The second-neatest matchup: The Lions running backs vs. the Steelers linebackers

Detroit’s rushing attack has been pretty stagnant thus far, though Pittsburgh’s run defense has been less-than-formidable in its own right. It’s a shame that the Lions are under-utilizing their backfield, as they boast a pair of electric playmakers in Abdullah and Riddick, both of whom could present major logistical and schematic issues for the Steelers.

Pittsburgh’s defense had it’s best run-stopping game of the season in last week’s victory over the Bengals, but still permitted Joe Mixon to skate through the second level for a 25-yard run and allowed Cincinnati to average 4.2 yards per carry as a team.

Three random things:

  1. Stafford is, by my estimation, no worse than the third-best quarterback remaining on Pittsburgh’s schedule. If the secondary can do to him what they’ve done to every other quarterback they’ve faced so far, it will further underscore their legitimacy as the league’s best pass defense.
  2. The Steelers are 12-2 against the Lions since 1966, but Jim Caldwell is 15-8 following his teams’ bye weeks.
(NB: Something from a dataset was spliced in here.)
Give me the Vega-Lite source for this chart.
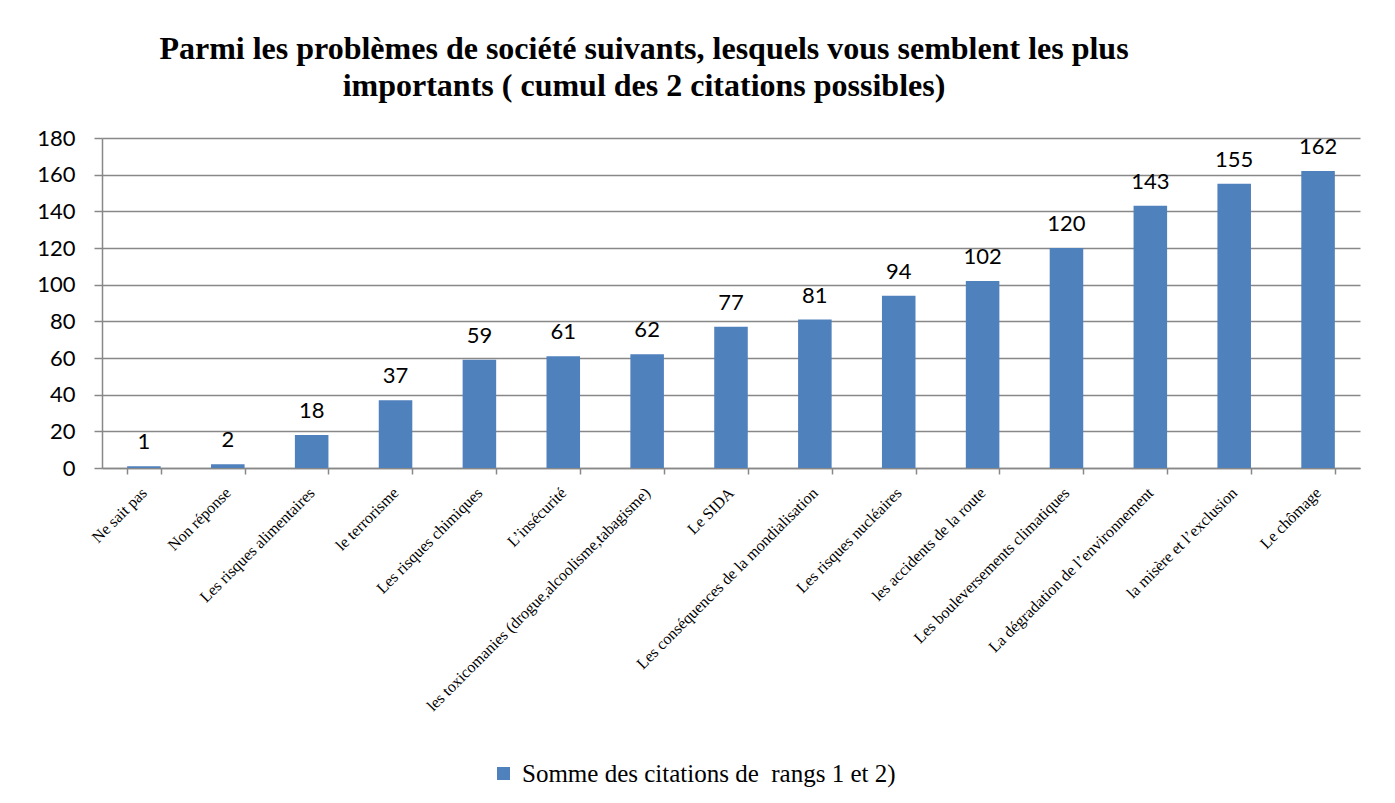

Something’s gotta give!
  3. (Very random) Hot Take: if you play defense and attempt to tackle a quarterback who is obviously in the process of sliding, you should be suspended forever (looking at you, Kiko Alonso).

Prediction: Steelers 24, Lions 17

Here’s a weird situational stat: Ben Roethlisberger has averaged only 225 passing yards per game in his eight career starts in domed stadiums (with fixed roofs; strangely, his average balloons to almost 290 yards if the roof is retractable). The Steelers will, in all likelihood, make Le’Veon Bell the focal point of the offense and relegate Ben to somewhat of a game manager role, which should translate to a victory, but no scoreboard-exploding offensive fireworks.

Depending on your preferred sports book, the Steelers are favored by approximately three points. I know, betting on the Steelers to go on the road and not only win, but also cover, is borderline lunacy; however, given Detroit’s recent run of incompetence, it’s feeling cautiously optimistic this week. The O/U this week looks to be in the ballpark of 45—you’re a wild man if you take the over.